* **What is needed**
Leaving out every picture, retype the lines below from the top through the one that contains "Line, XAxis, YAxis".
— start of Information shown —
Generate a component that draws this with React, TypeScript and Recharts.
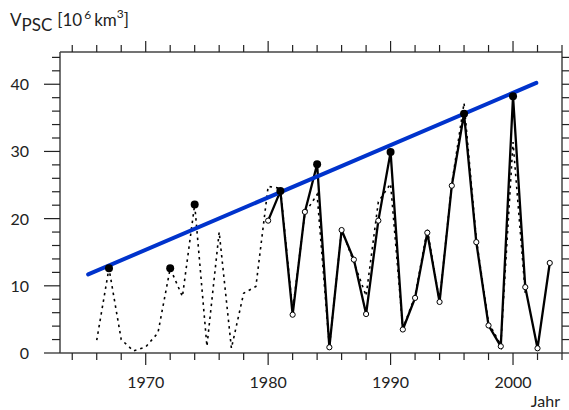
import React from 'react';
import { ComposedChart, Line, XAxis, YAxis } from 'recharts';

const dottedYears = [1966, 1967, 1968, 1969, 1970, 1971, 1972, 1973, 1974, 1975, 1976, 1977, 1978, 1979, 1980, 1981, 1982, 1983, 1984, 1985, 1986, 1987, 1988, 1989, 1990, 1991, 1992, 1993, 1994, 1995, 1996, 1997, 1998, 1999, 2000, 2001];
const dottedValues = [1.9, 12.6, 2.0, 0.3, 0.9, 3.0, 12.6, 8.4, 22.1, 1.0, 18.0, 0.7, 8.9, 9.9, 24.8, 24.5, 6.3, 20.8, 23.6, 0.9, 18.4, 13.5, 8.5, 22.5, 25.2, 3.6, 8.5, 18.4, 7.7, 25.2, 37.2, 17.0, 4.5, 1.2, 31.4, 8.9];

const solidYears = [1980, 1981, 1982, 1983, 1984, 1985, 1986, 1987, 1988, 1989, 1990, 1991, 1992, 1993, 1994, 1995, 1996, 1997, 1998, 1999, 2000, 2001, 2002, 2003];
const solidValues = [19.7, 24.1, 5.7, 21.0, 28.1, 0.85, 18.3, 13.9, 5.8, 19.7, 29.9, 3.5, 8.2, 17.9, 7.6, 24.9, 35.6, 16.5, 4.1, 1.0, 38.2, 9.8, 0.7, 13.4];

const peakYears = [1967, 1972, 1974, 1981, 1984, 1990, 1996, 2000];
const peakValues = [12.6, 12.6, 22.1, 24.1, 28.1, 29.9, 35.6, 38.2];

const trendYears = [1965.3, 2001.9];
const trendValues = [11.7, 40.2];

const xTicks = [1964, 1966, 1968, 1970, 1972, 1974, 1976, 1978, 1980, 1982, 1984, 1986, 1988, 1990, 1992, 1994, 1996, 1998, 2000, 2002, 2004];
const xLabels = [1970, 1980, 1990, 2000];
const yTicks = [0, 2, 4, 6, 8, 10, 12, 14, 16, 18, 20, 22, 24, 26, 28, 30, 32, 34, 36, 38, 40, 42, 44];
const yLabels = [0, 10, 20, 30, 40];

const xTitle = 'Jahr';

const toRows = (xs: number[], vs: number[]) => xs.map((year, i) => ({ year, v: vs[i] }));
const dottedData = toRows(dottedYears, dottedValues);
const solidData = toRows(solidYears, solidValues);
const peakData = toRows(peakYears, peakValues);
const trendData = toRows(trendYears, trendValues);

const FONT = 'Lato, "Open Sans", sans-serif';
const INK = '#222';
const FRAME = '#444';

const BottomTick = (props: any) => {
  const { x, y, payload } = props;
  const v = payload.value;
  const major = xLabels.includes(v);
  return (
    <g>
      <line x1={x} x2={x} y1={y} y2={y + (major ? 12 : 7)} stroke={INK} strokeWidth={1.2} />
      {major && (
        <text x={x} y={y + 35} textAnchor="middle" fontSize={16} fontFamily={FONT} fill={INK}>
          {v}
        </text>
      )}
    </g>
  );
};

const TopTick = (props: any) => {
  const { x, y, payload } = props;
  const major = xLabels.includes(payload.value);
  return <line x1={x} x2={x} y1={y} y2={y - (major ? 11 : 7)} stroke={INK} strokeWidth={1.2} />;
};

const LeftTick = (props: any) => {
  const { x, y, payload } = props;
  const v = payload.value;
  const major = yLabels.includes(v);
  return (
    <g>
      <line x1={x} x2={x - (major ? 16 : 8)} y1={y} y2={y} stroke={INK} strokeWidth={1.2} />
      {major && (
        <text x={x - 31} y={y + 6} textAnchor="end" fontSize={16} fontFamily={FONT} fill={INK}>
          {v}
        </text>
      )}
    </g>
  );
};

const RightTick = (props: any) => {
  const { x, y, payload } = props;
  const major = yLabels.includes(payload.value);
  return <line x1={x} x2={x + (major ? 12 : 8)} y1={y} y2={y} stroke={INK} strokeWidth={1.2} />;
};

export default function App() {
  return (
    <div style={{ position: 'absolute', left: 0, top: 0, width: 569, height: 410, background: '#fff' }}>
      <ComposedChart width={569} height={410} margin={{ top: 0, right: 0, bottom: 0, left: 0 }}>
        <XAxis
          xAxisId="b"
          dataKey="year"
          type="number"
          domain={[1963, 2004]}
          ticks={xTicks}
          interval={0}
          tickSize={0}
          tickMargin={0}
          tickLine={false}
          tick={<BottomTick />}
          axisLine={{ stroke: FRAME, strokeWidth: 1.5 }}
          height={57}
          orientation="bottom"
          allowDataOverflow
        />
        <XAxis
          xAxisId="t"
          dataKey="year"
          type="number"
          domain={[1963, 2004]}
          ticks={xTicks}
          interval={0}
          tickSize={0}
          tickMargin={0}
          tickLine={false}
          tick={<TopTick />}
          axisLine={{ stroke: FRAME, strokeWidth: 1.5 }}
          height={52}
          orientation="top"
          allowDataOverflow
        />
        <YAxis
          yAxisId="l"
          type="number"
          domain={[0, 44.8]}
          ticks={yTicks}
          interval={0}
          tickSize={0}
          tickMargin={0}
          tickLine={false}
          tick={<LeftTick />}
          axisLine={{ stroke: FRAME, strokeWidth: 1.5 }}
          width={60}
          orientation="left"
          allowDataOverflow
        />
        <YAxis
          yAxisId="r"
          type="number"
          domain={[0, 44.8]}
          ticks={yTicks}
          interval={0}
          tickSize={0}
          tickMargin={0}
          tickLine={false}
          tick={<RightTick />}
          axisLine={{ stroke: FRAME, strokeWidth: 1.5 }}
          width={7}
          orientation="right"
          allowDataOverflow
        />
        <Line
          xAxisId="b"
          yAxisId="l"
          data={dottedData}
          dataKey="v"
          type="linear"
          stroke="#000"
          strokeWidth={1.6}
          strokeDasharray="2.5 4"
          dot={false}
          activeDot={false}
          isAnimationActive={false}
        />
        <Line
          xAxisId="b"
          yAxisId="l"
          data={solidData}
          dataKey="v"
          type="linear"
          stroke="#000"
          strokeWidth={2.3}
          dot={{ r: 2.6, fill: '#fff', stroke: '#000', strokeWidth: 1 }}
          activeDot={false}
          isAnimationActive={false}
        />
        <Line
          xAxisId="b"
          yAxisId="l"
          data={trendData}
          dataKey="v"
          type="linear"
          stroke="#0033cc"
          strokeWidth={4}
          strokeLinecap="round"
          dot={false}
          activeDot={false}
          isAnimationActive={false}
        />
        <Line
          xAxisId="b"
          yAxisId="l"
          data={peakData}
          dataKey="v"
          type="linear"
          stroke="none"
          dot={{ r: 4, fill: '#000', stroke: 'none' }}
          activeDot={false}
          isAnimationActive={false}
        />
      </ComposedChart>
      <svg width={569} height={410} style={{ position: 'absolute', left: 0, top: 0, pointerEvents: 'none' }}>
        <text x={10} y={26} fontSize={17} fontFamily={FONT} fill={INK}>
          V
          <tspan dy={5}>PSC</tspan>
          <tspan dy={-5} dx={5}>[10</tspan>
          <tspan dy={-7} dx={2} fontSize={12}>6</tspan>
          <tspan dy={7} dx={3}>km</tspan>
          <tspan dy={-8} fontSize={12}>3</tspan>
          <tspan dy={8}>]</tspan>
        </text>
        <text x={560} y={407} textAnchor="end" fontSize={16} fontFamily={FONT} fill={INK}>
          {xTitle}
        </text>
      </svg>
    </div>
  );
}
— end of Information shown —
* **Task response**
Generate a component that draws this with React, TypeScript and Recharts.
import React from 'react';
import { ComposedChart, Line, XAxis, YAxis } from 'recharts';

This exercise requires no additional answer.